SUPPLIED MATERIAL -
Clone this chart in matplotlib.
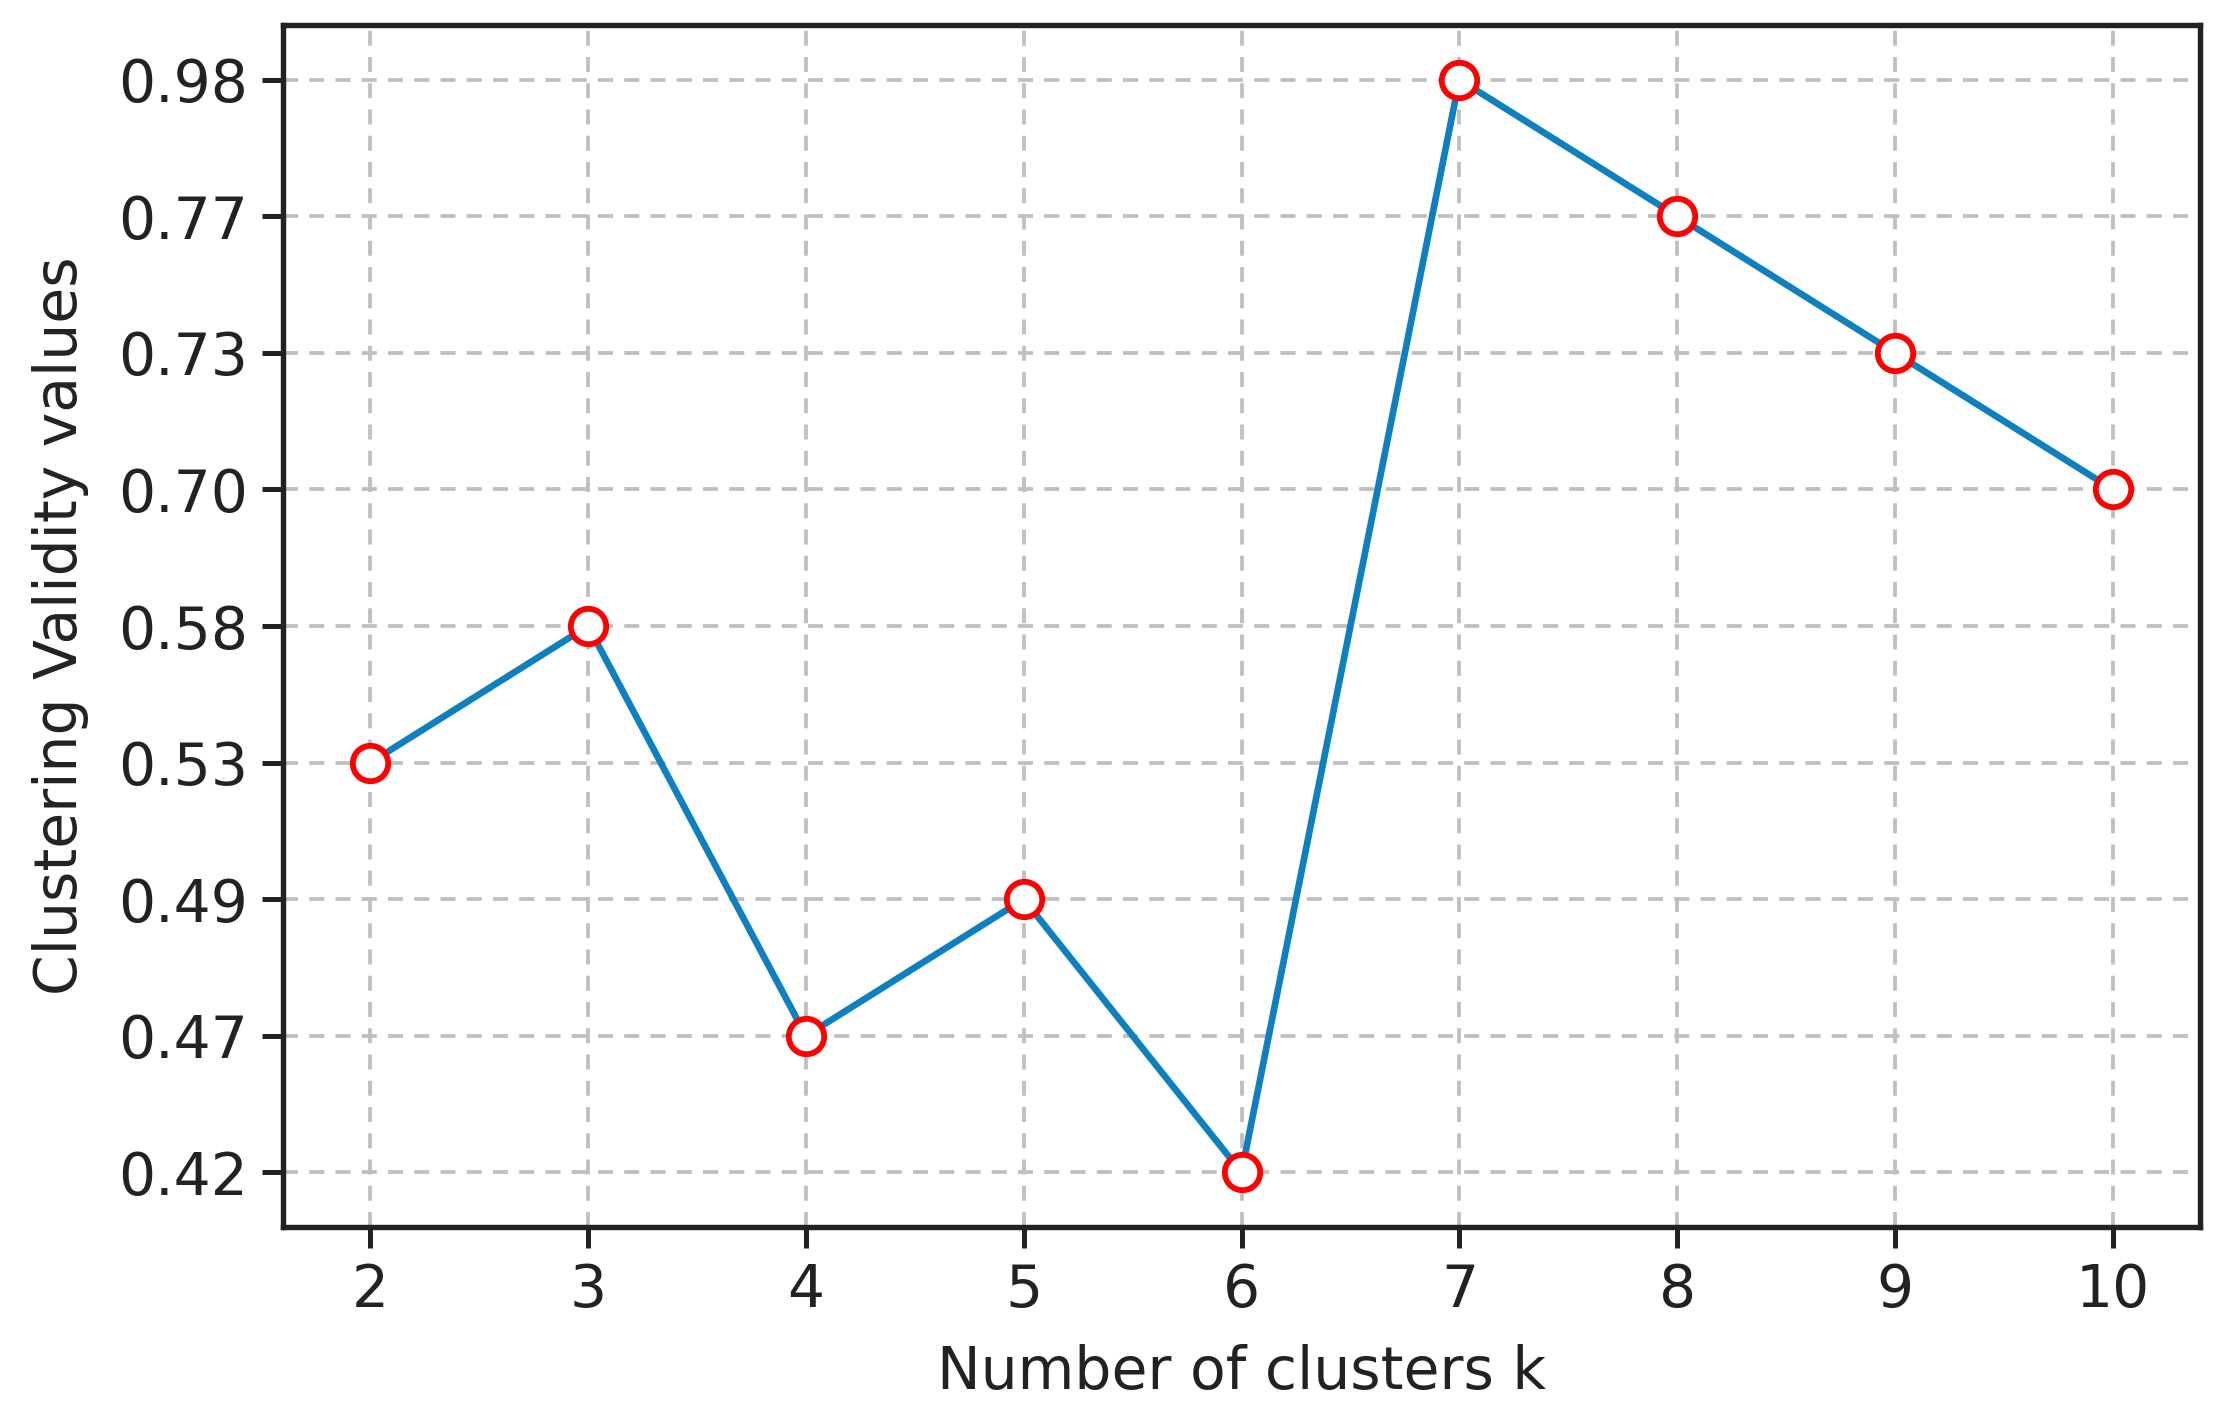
import matplotlib
matplotlib.use('Agg')
import matplotlib.pyplot as plt

# clustering validity per number of clusters
k_values = [2, 3, 4, 5, 6, 7, 8, 9, 10]
validity = [0.53, 0.58, 0.47, 0.49, 0.42, 0.98, 0.77, 0.73, 0.70]

# y axis is ordinal: each distinct value gets its own evenly spaced level
levels = sorted(set(validity))
level_labels = [f'{v:.2f}' for v in levels]
positions = [levels.index(v) for v in validity]

fig, ax = plt.subplots(figsize=(2221 / 300, 1426 / 300), dpi=300)
fig.subplots_adjust(left=0.1275, right=0.9905, top=0.9825, bottom=0.1395)

ax.plot(k_values, positions, color='#0e80c0', linewidth=1.6,
        marker='o', markersize=8.5, markerfacecolor='white',
        markeredgecolor='red', markeredgewidth=1.4, zorder=3)

ax.set_xticks(k_values)
ax.set_yticks(range(len(levels)), level_labels)
ax.tick_params(labelsize=14, width=1.2, length=5, colors='#222222')

ax.grid(True, linestyle=(0, (4, 3)), color='#bfbfbf', linewidth=0.9)
ax.set_axisbelow(True)
for spine in ax.spines.values():
    spine.set_linewidth(1.3)
    spine.set_color('#222222')

ax.set_xlabel('Number of clusters k', fontsize=14, color='#222222', labelpad=6)
ax.set_ylabel('Clustering Validity values', fontsize=14, color='#222222', labelpad=7)

fig.savefig('out.png', dpi=300)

TASK DETAILS -
Copy out all the data exactly; skip the pictures.

SOLUTION FOR THIS EXERCISE -
Clone this chart in matplotlib.
import matplotlib
matplotlib.use('Agg')
import matplotlib.pyplot as plt

# clustering validity per number of clusters
k_values = [2, 3, 4, 5, 6, 7, 8, 9, 10]
validity = [0.53, 0.58, 0.47, 0.49, 0.42, 0.98, 0.77, 0.73, 0.70]

# y axis is ordinal: each distinct value gets its own evenly spaced level
levels = sorted(set(validity))
level_labels = [f'{v:.2f}' for v in levels]
positions = [levels.index(v) for v in validity]

fig, ax = plt.subplots(figsize=(2221 / 300, 1426 / 300), dpi=300)
fig.subplots_adjust(left=0.1275, right=0.9905, top=0.9825, bottom=0.1395)

ax.plot(k_values, positions, color='#0e80c0', linewidth=1.6,
        marker='o', markersize=8.5, markerfacecolor='white',
        markeredgecolor='red', markeredgewidth=1.4, zorder=3)

ax.set_xticks(k_values)
ax.set_yticks(range(len(levels)), level_labels)
ax.tick_params(labelsize=14, width=1.2, length=5, colors='#222222')

ax.grid(True, linestyle=(0, (4, 3)), color='#bfbfbf', linewidth=0.9)
ax.set_axisbelow(True)
for spine in ax.spines.values():
    spine.set_linewidth(1.3)
    spine.set_color('#222222')

ax.set_xlabel('Number of clusters k', fontsize=14, color='#222222', labelpad=6)
ax.set_ylabel('Clustering Validity values', fontsize=14, color='#222222', labelpad=7)

fig.savefig('out.png', dpi=300)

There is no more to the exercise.